According to David Mitchell himself, The Bone Clocks is about survival. And it is about the future we are all headed for if we don’t begin making drastic changes now: a scarcity of resources and a consolidation of power, lawless zones and fear, a time when we’ll remember clean water and electricity as luxuries. Of course, both survival and life can be considered on more than one scale: in The Bone Clocks, there is the individual, the species, and the Atemporals. The Horologists and the Anchorites may be pure fiction, but we still have to worry about the rest. Will 2043 look like it does in Mitchell’s vision?
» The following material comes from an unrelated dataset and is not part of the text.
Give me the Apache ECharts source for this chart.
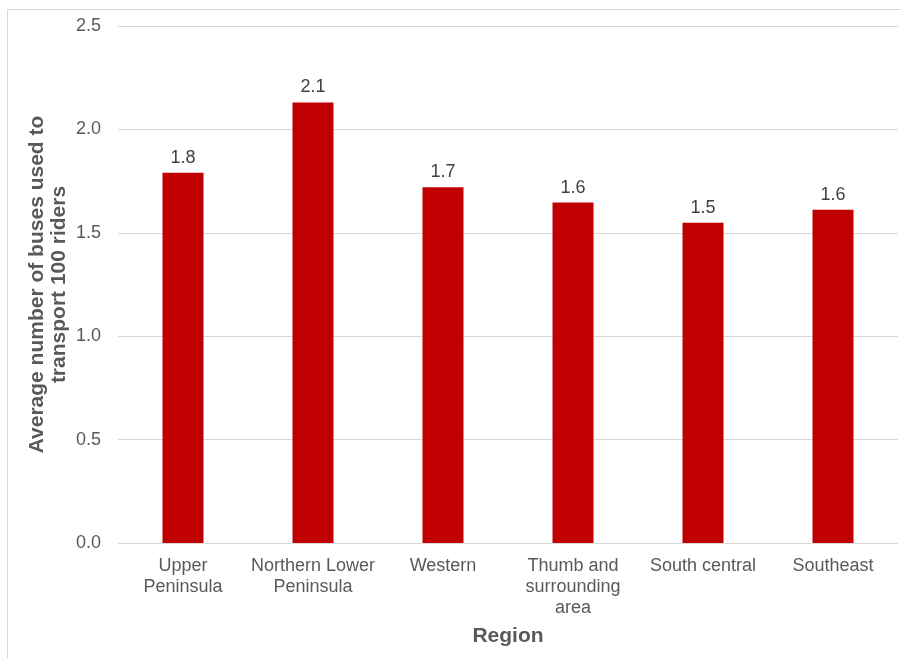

11/7/14 Edited to add: Stephen King makes a similar point about literary critics and genre fiction, specifically citing The Bone Clocks, in this Rolling Stone interview. He says, “Michiko Kakutani, who writes reviews for The New York Times, is the same way. She’ll review a book like David Mitchell’s The Bone Clocks, which is one of the best novels of the year. It’s as good as Donna Tartt’s The Goldfinch, has the same kind of deep literary resonance. But because it has elements of fantasy and science fiction, Kakutani doesn’t want to understand it. In that sense, [Harold] Bloom and Kakutani and a number of gray eminences in literary criticism are like children who say, “I can’t possibly eat this meal because the different kinds of food are touching on the plate!”